> [Short exercise] Please give back word for word the lines below, from the first one through the one with "(y7) at (75,75)".

Rows from a dataset of charts and code
* * * *
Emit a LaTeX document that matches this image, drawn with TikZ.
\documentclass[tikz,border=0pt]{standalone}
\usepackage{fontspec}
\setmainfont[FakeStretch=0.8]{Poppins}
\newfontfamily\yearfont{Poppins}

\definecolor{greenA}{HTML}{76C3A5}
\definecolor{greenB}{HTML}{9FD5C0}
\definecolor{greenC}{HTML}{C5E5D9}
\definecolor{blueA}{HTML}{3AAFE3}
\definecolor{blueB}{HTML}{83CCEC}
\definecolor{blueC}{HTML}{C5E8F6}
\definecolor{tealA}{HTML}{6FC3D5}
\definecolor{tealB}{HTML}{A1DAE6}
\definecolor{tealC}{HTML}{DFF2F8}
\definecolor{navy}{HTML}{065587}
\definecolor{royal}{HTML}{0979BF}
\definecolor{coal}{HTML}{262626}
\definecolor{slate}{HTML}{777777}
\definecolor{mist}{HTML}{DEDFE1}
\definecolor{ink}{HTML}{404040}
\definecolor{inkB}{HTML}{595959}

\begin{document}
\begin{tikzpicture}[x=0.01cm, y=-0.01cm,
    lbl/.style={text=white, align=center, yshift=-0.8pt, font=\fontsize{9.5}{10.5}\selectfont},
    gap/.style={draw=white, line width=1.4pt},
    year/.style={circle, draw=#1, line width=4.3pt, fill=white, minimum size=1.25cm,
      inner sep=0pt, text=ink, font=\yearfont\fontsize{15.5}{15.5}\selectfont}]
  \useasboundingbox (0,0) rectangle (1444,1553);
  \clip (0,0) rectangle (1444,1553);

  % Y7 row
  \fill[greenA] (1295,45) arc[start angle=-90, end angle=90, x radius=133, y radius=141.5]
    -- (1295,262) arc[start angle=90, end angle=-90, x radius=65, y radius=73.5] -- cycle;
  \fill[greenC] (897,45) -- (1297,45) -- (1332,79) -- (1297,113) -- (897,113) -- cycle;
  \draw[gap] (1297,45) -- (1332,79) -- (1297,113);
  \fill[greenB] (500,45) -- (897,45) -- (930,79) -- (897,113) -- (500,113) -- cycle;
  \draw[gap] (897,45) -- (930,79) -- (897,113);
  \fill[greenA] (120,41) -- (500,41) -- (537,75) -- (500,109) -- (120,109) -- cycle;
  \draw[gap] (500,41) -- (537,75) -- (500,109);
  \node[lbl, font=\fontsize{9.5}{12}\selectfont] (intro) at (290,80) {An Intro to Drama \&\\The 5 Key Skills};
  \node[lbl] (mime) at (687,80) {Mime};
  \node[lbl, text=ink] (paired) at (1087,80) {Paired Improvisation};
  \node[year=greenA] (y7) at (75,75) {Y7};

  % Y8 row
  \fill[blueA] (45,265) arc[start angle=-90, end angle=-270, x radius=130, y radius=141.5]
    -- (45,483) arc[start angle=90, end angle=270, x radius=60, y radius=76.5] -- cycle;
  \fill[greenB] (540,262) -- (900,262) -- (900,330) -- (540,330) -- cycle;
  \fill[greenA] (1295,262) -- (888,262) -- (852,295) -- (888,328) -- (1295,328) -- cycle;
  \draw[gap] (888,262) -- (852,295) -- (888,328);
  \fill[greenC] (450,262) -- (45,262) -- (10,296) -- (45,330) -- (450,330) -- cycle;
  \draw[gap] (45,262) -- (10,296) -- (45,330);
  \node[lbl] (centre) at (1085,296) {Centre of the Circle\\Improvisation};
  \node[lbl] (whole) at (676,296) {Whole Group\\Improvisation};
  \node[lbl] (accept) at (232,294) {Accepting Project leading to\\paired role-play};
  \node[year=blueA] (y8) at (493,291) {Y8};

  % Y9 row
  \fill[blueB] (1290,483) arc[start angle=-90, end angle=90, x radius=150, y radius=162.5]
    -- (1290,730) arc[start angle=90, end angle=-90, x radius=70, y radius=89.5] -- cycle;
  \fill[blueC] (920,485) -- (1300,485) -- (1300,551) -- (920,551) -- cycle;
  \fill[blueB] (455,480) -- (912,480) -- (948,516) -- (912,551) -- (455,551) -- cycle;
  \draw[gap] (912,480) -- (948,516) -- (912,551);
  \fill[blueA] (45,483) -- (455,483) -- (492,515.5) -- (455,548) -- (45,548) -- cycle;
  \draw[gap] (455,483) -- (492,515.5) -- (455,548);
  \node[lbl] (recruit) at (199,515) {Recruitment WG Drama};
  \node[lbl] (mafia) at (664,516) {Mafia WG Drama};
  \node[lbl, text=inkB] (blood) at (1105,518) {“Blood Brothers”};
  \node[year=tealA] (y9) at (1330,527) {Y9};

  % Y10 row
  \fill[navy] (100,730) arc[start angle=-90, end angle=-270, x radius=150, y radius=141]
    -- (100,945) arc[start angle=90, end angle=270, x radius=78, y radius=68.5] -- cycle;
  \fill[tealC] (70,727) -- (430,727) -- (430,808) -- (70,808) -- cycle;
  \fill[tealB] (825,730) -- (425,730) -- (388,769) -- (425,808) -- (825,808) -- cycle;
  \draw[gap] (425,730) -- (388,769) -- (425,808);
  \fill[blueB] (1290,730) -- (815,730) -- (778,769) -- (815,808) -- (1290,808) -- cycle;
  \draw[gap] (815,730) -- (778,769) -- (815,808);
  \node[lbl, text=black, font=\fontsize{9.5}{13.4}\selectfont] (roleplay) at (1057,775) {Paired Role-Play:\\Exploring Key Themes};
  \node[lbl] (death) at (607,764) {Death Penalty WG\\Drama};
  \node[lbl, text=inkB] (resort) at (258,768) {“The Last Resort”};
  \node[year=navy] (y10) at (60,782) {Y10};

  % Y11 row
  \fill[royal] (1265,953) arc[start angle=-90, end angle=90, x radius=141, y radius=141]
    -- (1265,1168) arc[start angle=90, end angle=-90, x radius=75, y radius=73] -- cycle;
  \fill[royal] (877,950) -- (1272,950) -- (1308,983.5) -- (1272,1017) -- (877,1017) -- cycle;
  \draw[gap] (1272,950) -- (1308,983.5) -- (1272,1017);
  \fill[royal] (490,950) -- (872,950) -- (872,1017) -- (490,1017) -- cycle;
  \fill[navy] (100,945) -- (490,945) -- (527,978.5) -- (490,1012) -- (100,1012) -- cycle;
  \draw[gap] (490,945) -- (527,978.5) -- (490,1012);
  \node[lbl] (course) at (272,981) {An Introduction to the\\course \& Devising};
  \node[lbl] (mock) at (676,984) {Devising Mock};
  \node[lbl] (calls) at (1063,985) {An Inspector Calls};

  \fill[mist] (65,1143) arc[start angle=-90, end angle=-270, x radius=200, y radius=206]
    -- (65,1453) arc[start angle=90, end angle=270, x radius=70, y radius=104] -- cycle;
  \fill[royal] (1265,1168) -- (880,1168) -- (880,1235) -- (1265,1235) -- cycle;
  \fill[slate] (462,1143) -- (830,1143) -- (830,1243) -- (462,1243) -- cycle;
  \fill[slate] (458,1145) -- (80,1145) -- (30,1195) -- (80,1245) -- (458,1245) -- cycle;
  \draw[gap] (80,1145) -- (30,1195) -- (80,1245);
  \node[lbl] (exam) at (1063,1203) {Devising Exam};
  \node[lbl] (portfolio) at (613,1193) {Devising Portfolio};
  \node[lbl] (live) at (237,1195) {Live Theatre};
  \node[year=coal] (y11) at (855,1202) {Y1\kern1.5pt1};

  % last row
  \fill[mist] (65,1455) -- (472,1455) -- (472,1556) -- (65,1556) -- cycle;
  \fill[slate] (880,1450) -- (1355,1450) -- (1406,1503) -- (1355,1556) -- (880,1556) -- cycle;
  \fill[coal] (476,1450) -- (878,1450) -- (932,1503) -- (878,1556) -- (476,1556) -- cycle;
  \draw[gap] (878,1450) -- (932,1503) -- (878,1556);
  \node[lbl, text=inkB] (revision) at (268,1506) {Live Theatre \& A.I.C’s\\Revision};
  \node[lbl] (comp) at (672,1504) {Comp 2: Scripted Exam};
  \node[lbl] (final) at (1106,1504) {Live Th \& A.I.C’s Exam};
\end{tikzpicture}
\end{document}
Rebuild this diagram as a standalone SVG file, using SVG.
* * * *
> [Exercise output]
Emit a LaTeX document that matches this image, drawn with TikZ.
\documentclass[tikz,border=0pt]{standalone}
\usepackage{fontspec}
\setmainfont[FakeStretch=0.8]{Poppins}
\newfontfamily\yearfont{Poppins}

\definecolor{greenA}{HTML}{76C3A5}
\definecolor{greenB}{HTML}{9FD5C0}
\definecolor{greenC}{HTML}{C5E5D9}
\definecolor{blueA}{HTML}{3AAFE3}
\definecolor{blueB}{HTML}{83CCEC}
\definecolor{blueC}{HTML}{C5E8F6}
\definecolor{tealA}{HTML}{6FC3D5}
\definecolor{tealB}{HTML}{A1DAE6}
\definecolor{tealC}{HTML}{DFF2F8}
\definecolor{navy}{HTML}{065587}
\definecolor{royal}{HTML}{0979BF}
\definecolor{coal}{HTML}{262626}
\definecolor{slate}{HTML}{777777}
\definecolor{mist}{HTML}{DEDFE1}
\definecolor{ink}{HTML}{404040}
\definecolor{inkB}{HTML}{595959}

\begin{document}
\begin{tikzpicture}[x=0.01cm, y=-0.01cm,
    lbl/.style={text=white, align=center, yshift=-0.8pt, font=\fontsize{9.5}{10.5}\selectfont},
    gap/.style={draw=white, line width=1.4pt},
    year/.style={circle, draw=#1, line width=4.3pt, fill=white, minimum size=1.25cm,
      inner sep=0pt, text=ink, font=\yearfont\fontsize{15.5}{15.5}\selectfont}]
  \useasboundingbox (0,0) rectangle (1444,1553);
  \clip (0,0) rectangle (1444,1553);

  % Y7 row
  \fill[greenA] (1295,45) arc[start angle=-90, end angle=90, x radius=133, y radius=141.5]
    -- (1295,262) arc[start angle=90, end angle=-90, x radius=65, y radius=73.5] -- cycle;
  \fill[greenC] (897,45) -- (1297,45) -- (1332,79) -- (1297,113) -- (897,113) -- cycle;
  \draw[gap] (1297,45) -- (1332,79) -- (1297,113);
  \fill[greenB] (500,45) -- (897,45) -- (930,79) -- (897,113) -- (500,113) -- cycle;
  \draw[gap] (897,45) -- (930,79) -- (897,113);
  \fill[greenA] (120,41) -- (500,41) -- (537,75) -- (500,109) -- (120,109) -- cycle;
  \draw[gap] (500,41) -- (537,75) -- (500,109);
  \node[lbl, font=\fontsize{9.5}{12}\selectfont] (intro) at (290,80) {An Intro to Drama \&\\The 5 Key Skills};
  \node[lbl] (mime) at (687,80) {Mime};
  \node[lbl, text=ink] (paired) at (1087,80) {Paired Improvisation};
  \node[year=greenA] (y7) at (75,75) {Y7};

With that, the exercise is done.